E não releva aqui a doutrina do Ac STJ de 2/7/2015 (proc. nº 899/10), em www dgsi.pt ,- ao uniformizar jurisprudência no sentido de que  “Estando em causa apenas os interesses dos cônjuges, que não os de terceiros, a omissão no título aquisitivo das menções constantes do art. 1723º, c) do Código Civil, não impede que o cônjuge, dono exclusivo dos meios utilizados na aquisição de outros bens na constância do casamento no regime supletivo da comunhão de adquiridos, e ainda que não tenha intervindo no documento aquisitivo, prove por qualquer meio, que o bem adquirido o foi apenas com dinheiro ou seus bens próprios; feita essa prova, o bem adquirido é próprio, não integrando a comunhão conjugal”.

Não tem aplicação, desde logo porque uma coisa é a comunhão (enquanto património de afectação especial) outra a compropriedade, sendo até que a lei (art.1404 CC) estabelece o regime da compropriedade como subsidiário do da comunhão e não o contrário. Muito embora tenham vivido maritalmente, a união de facto não desencadeia direitos patrimoniais em relação a bens adquiridos na sua vigência, não se reconduzindo a património comum. Por outro lado, não está em causa apenas os interesses de ambos os comproprietários, mas também os de terceiros, visto tratar-se de um direito real de gozo, e a atribuição da quota tem de se fixar no momento da aquisição.

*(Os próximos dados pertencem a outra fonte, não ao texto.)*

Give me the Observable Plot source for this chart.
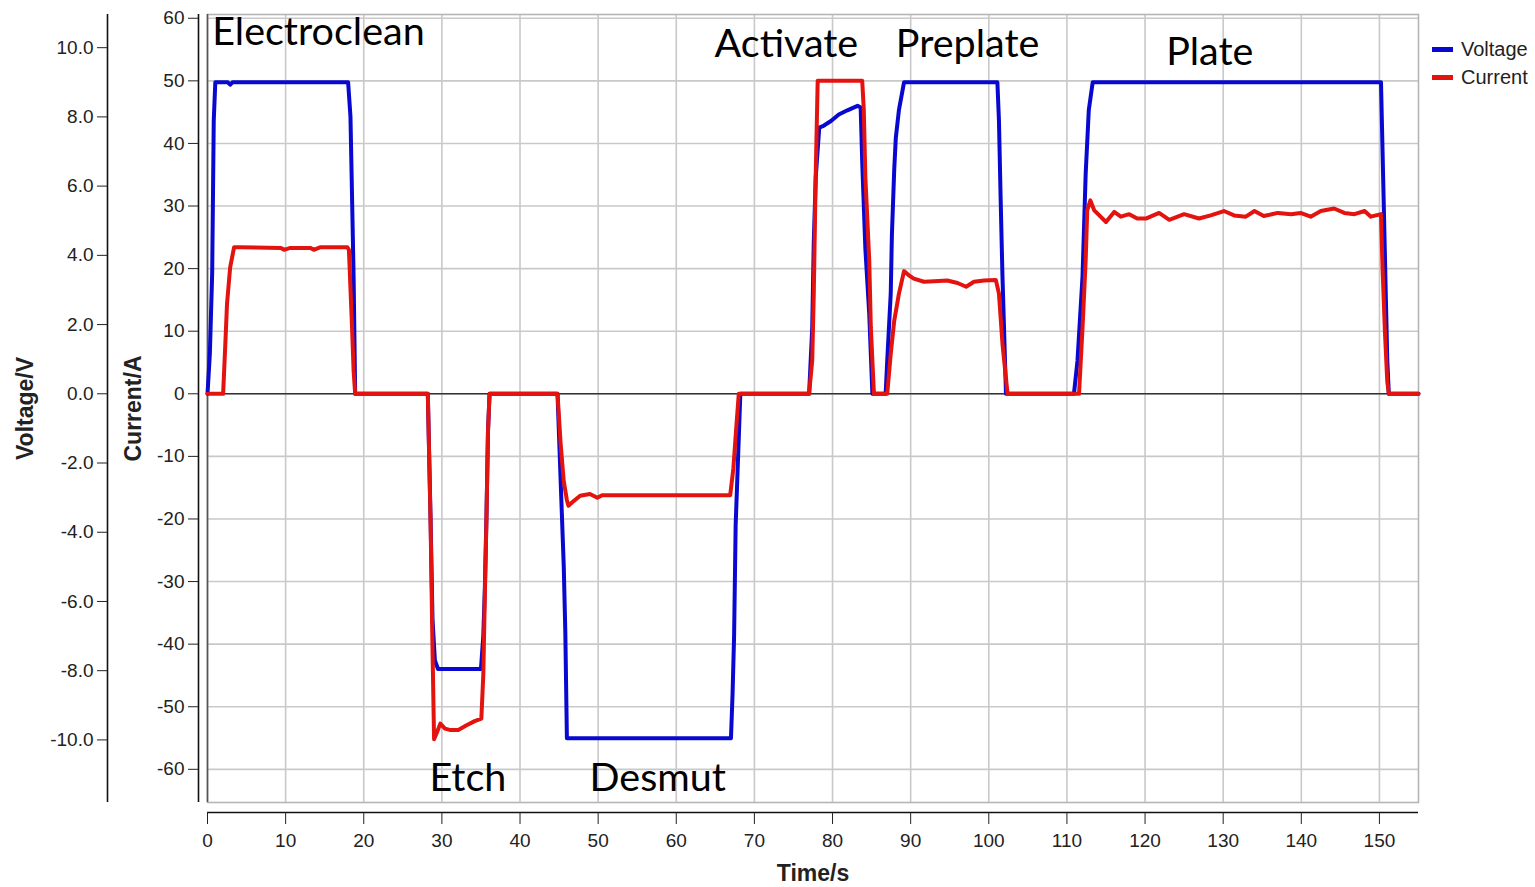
<!DOCTYPE html>
<html><head><meta charset="utf-8">
<script src="https://cdn.jsdelivr.net/npm/d3@7"></script>
<script src="https://cdn.jsdelivr.net/npm/@observablehq/plot@0.6"></script>
<style>
body{margin:0;background:#fff;}
#wrap{position:relative;width:1535px;height:887px;overflow:hidden;}
.leg{position:absolute;left:1432px;font:20px "Liberation Sans",Arial,sans-serif;color:#222;display:flex;align-items:center;height:22px;}
.leg .sw{display:inline-block;width:21px;height:5px;margin-right:8px;}
</style></head><body><div id="wrap"></div>
<script>
// Voltage trace (V)
const voltTime = [0,0.3,0.6,0.7,0.8,1.0,2.6,2.9,3.2,18.0,18.3,18.5,18.7,18.9,
  28.2,28.55,28.8,29.1,29.5,35.0,35.3,35.5,35.7,35.9,36.1,
  44.8,45.2,45.6,45.8,46.0,67.0,67.2,67.4,67.6,68.2,
  77.0,77.4,77.6,77.85,78.3,78.9,79.8,80.8,81.9,83.2,83.6,83.8,84.2,84.7,85.1,
  86.8,87.0,87.45,87.6,87.9,88.1,88.5,89.15,101.1,101.3,101.5,101.75,102.2,
  110.9,111.35,112.0,112.4,112.8,113.3,150.2,150.4,150.7,151.0,151.2,155];
const voltValue = [0,1.15,3.5,5.7,7.9,9.0,9.0,8.93,9.0,9.0,8.0,5.7,3.4,0,
  0,-3.6,-6.5,-7.7,-7.95,-7.95,-7.0,-5.6,-3.6,-1.1,0,
  0,-2.5,-5.0,-6.9,-9.95,-9.95,-8.7,-7.0,-3.8,0,
  0,1.9,4.4,6.25,7.69,7.75,7.88,8.07,8.19,8.32,8.27,6.7,4.2,2.3,0,
  0,0.95,2.9,4.6,6.5,7.4,8.2,9.0,9.0,7.9,5.8,3.4,0,
  0,0.95,3.4,6.35,8.2,9.0,9.0,7.0,4.0,1.0,0,0];

// Current trace (A)
const currTime = [0,2.0,2.3,2.5,2.9,3.4,4.2,9.4,9.8,10.6,13.2,13.6,14.4,17.9,18.1,18.5,18.7,18.9,
  28.2,28.55,28.8,29.0,29.4,29.8,30.4,31.0,32.1,33.1,34.2,35.05,35.3,35.5,35.7,35.9,36.1,
  44.8,45.2,45.6,46.0,46.2,46.9,47.7,48.95,49.9,50.5,66.9,67.3,67.7,68.0,
  77.0,77.4,77.6,77.85,78.1,83.8,84.0,84.2,84.7,84.9,85.3,
  87.0,87.45,87.9,88.5,89.15,89.8,90.4,91.7,93.0,94.7,96.0,97.1,98.1,99.4,100.9,101.3,101.75,102.4,
  111.55,112.0,112.4,112.6,113.0,113.5,115.0,116.05,116.9,117.97,119.0,120.1,121.8,123.1,125.0,
  126.9,128.4,130.1,131.4,132.9,134.0,135.2,137.0,138.7,139.9,141.2,142.5,144.2,145.5,146.8,
  148.1,148.9,150.2,150.4,150.7,151.0,151.2,155];
const currValue = [0,0,8.5,14.4,20.2,23.4,23.4,23.3,23.0,23.3,23.3,23.0,23.4,23.4,23.0,10.6,3.7,0,
  0,-20.4,-40.8,-55.2,-54.0,-52.7,-53.5,-53.7,-53.7,-53.0,-52.3,-51.9,-44.9,-32.1,-20.3,-6,0,
  0,-8,-14,-17,-17.9,-17.1,-16.3,-16.0,-16.6,-16.2,-16.2,-12,-5,0,
  0,5.3,16,35.2,50,50,45.4,34.7,21.3,10.6,0,
  0,6.4,11.7,16,19.6,18.9,18.4,17.9,18.0,18.1,17.7,17.1,17.9,18.1,18.2,16.0,8.0,0,
  0,10.6,21.3,29.3,30.9,29.3,27.45,29.06,28.3,28.7,28.0,28.0,28.9,27.8,28.7,
  28.0,28.5,29.2,28.5,28.3,29.2,28.4,28.9,28.7,28.9,28.3,29.2,29.6,28.9,28.7,
  29.2,28.3,28.7,20,10,2,0,0];

// Ticks
const timeTicks = d3.range(0, 151, 10);
const currentTicks = d3.range(-60, 61, 10);
const voltageTicks = d3.range(-10, 11, 2);

// Stage annotations
const stageLabels = ["Electroclean", "Etch", "Desmut", "Activate", "Preplate", "Plate"];
const stageTime = [0.6, 28.4, 48.9, 64.9, 88.1, 122.7];
const stageCurrent = [57.7, -61.5, -61.5, 55.9, 55.9, 54.6];

const seriesNames = ["Voltage", "Current"];
const seriesColors = ["#0808d0", "#e3130f"];

const K = 5.53; // current units per volt (dual-axis mapping)
const yDomain = [-65.3, 60.6];
const volt = voltTime.map((t, i) => ({t, v: voltValue[i] * K}));
const curr = currTime.map((t, i) => ({t, a: currValue[i]}));
const font = '"Liberation Sans", Arial, sans-serif';

const chart = Plot.plot({
  width: 1535, height: 887,
  marginLeft: 207, marginRight: 117, marginTop: 14, marginBottom: 85,
  x: {domain: [0, 155], axis: null},
  y: {domain: yDomain, axis: null},
  style: {fontFamily: font, fontSize: "19px", color: "#222", background: "#fff", overflow: "visible"},
  marks: [
    Plot.gridX(timeTicks.filter(d => d > 0), {stroke: "#c9c9c9", strokeOpacity: 1, strokeWidth: 1.6}),
    Plot.gridY(currentTicks, {stroke: "#c9c9c9", strokeOpacity: 1, strokeWidth: 1.6}),
    Plot.frame({stroke: "#b5b5b5", strokeWidth: 1.6}),
    Plot.ruleX([0], {stroke: "#555", strokeWidth: 1.6}),
    Plot.ruleY([0], {stroke: "#333", strokeWidth: 1.5}),
    // current axis
    Plot.ruleX([0], {y1: yDomain[0], y2: yDomain[1], dx: -9, stroke: "#111", strokeWidth: 1.6}),
    Plot.axisY(currentTicks, {anchor: "left", dx: -9, tickSize: 10, tickPadding: 4, tickFormat: d => String(d), label: null, fontSize: 19}),
    // voltage axis
    Plot.ruleX([0], {y1: yDomain[0], y2: yDomain[1], dx: -100, stroke: "#111", strokeWidth: 1.6}),
    Plot.axisY(voltageTicks.map(v => v * K), {anchor: "left", dx: -100, tickSize: 10, tickPadding: 4, tickFormat: d => (d / K).toFixed(1), label: null, fontSize: 19}),
    // time axis
    Plot.ruleY([yDomain[0]], {x1: 0, x2: 155, dy: 10, stroke: "#111", strokeWidth: 1.6}),
    Plot.axisX(timeTicks, {anchor: "bottom", dy: 10, tickSize: 12, tickPadding: 9, tickFormat: d => String(d), label: null, fontSize: 19}),
    // axis titles
    Plot.text(["Voltage/V"], {frameAnchor: "left", dx: -182, rotate: -90, textAnchor: "middle", lineAnchor: "middle", fontWeight: "bold", fontSize: 23, fill: "#222"}),
    Plot.text(["Current/A"], {frameAnchor: "left", dx: -74, rotate: -90, textAnchor: "middle", lineAnchor: "middle", fontWeight: "bold", fontSize: 23, fill: "#222"}),
    Plot.text(["Time/s"], {frameAnchor: "bottom", dy: 71, textAnchor: "middle", lineAnchor: "middle", fontWeight: "bold", fontSize: 23, fill: "#222"}),
    // series
    Plot.line(volt, {x: "t", y: "v", stroke: seriesColors[0], strokeWidth: 4}),
    Plot.line(curr, {x: "t", y: "a", stroke: seriesColors[1], strokeWidth: 4}),
    // stage labels
    Plot.text(stageLabels, {x: stageTime, y: stageCurrent, textAnchor: "start", fontFamily: "Lato, 'Open Sans', sans-serif", fontSize: 39.5, fill: "#000"})
  ]
});
const wrap = document.getElementById("wrap");
wrap.appendChild(chart);
seriesNames.forEach((name, i) => {
  const d = document.createElement("div");
  d.className = "leg";
  d.style.top = (38 + i * 28) + "px";
  d.innerHTML = `<span class="sw" style="background:${seriesColors[i]}"></span>${name}`;
  wrap.appendChild(d);
});
</script></body></html>
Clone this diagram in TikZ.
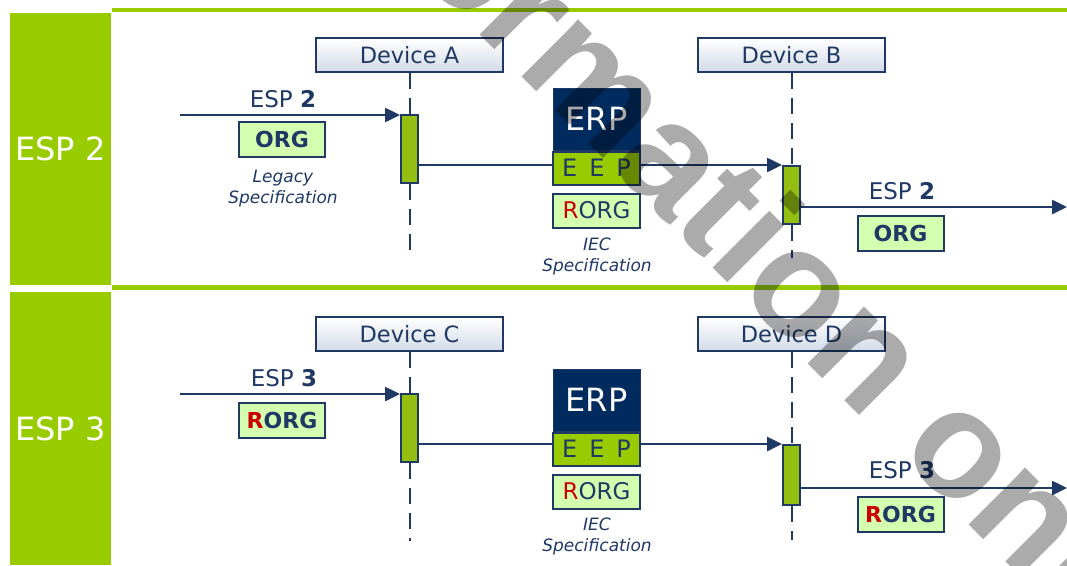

Dito isto, tal não significa que o Réu não tenha direito a ressarcir-se através do instituto do enriquecimento sem causa, mas em sede própria.

2.4.- Síntese conclusiva

a)O art.1403 nº2  do CC não consagra uma genuína presunção legal relativa (presunção juris tantum), mas antes de uma técnica legislativa de instituição de uma norma supletiva, sendo requisito de aplicabilidade a mera omissão de referência em contrário no título de constituição da compropriedade.

b)A parte beneficiada com a presunção não tem o ónus de provar o facto-base, pois a lei considera verificado o facto presumido, cabendo à contraparte a prova do contrário, sendo denominadas como “verdades interinas”.

c)A presunção de igualdade das quotas só pode ser afastada com recurso a elementos do próprio título de constituição, e não por elementos exteriores, sendo inadmissível a prova testemunhal para o efeito.


III – DECISÃO

            Pelo exposto, decidem:

1)

Julgar improcedente a apelação e confirmar a sentença recorrida.

2)

Condenar o Apelante nas custas.

            Coimbra, 12 de Setembro de 2017.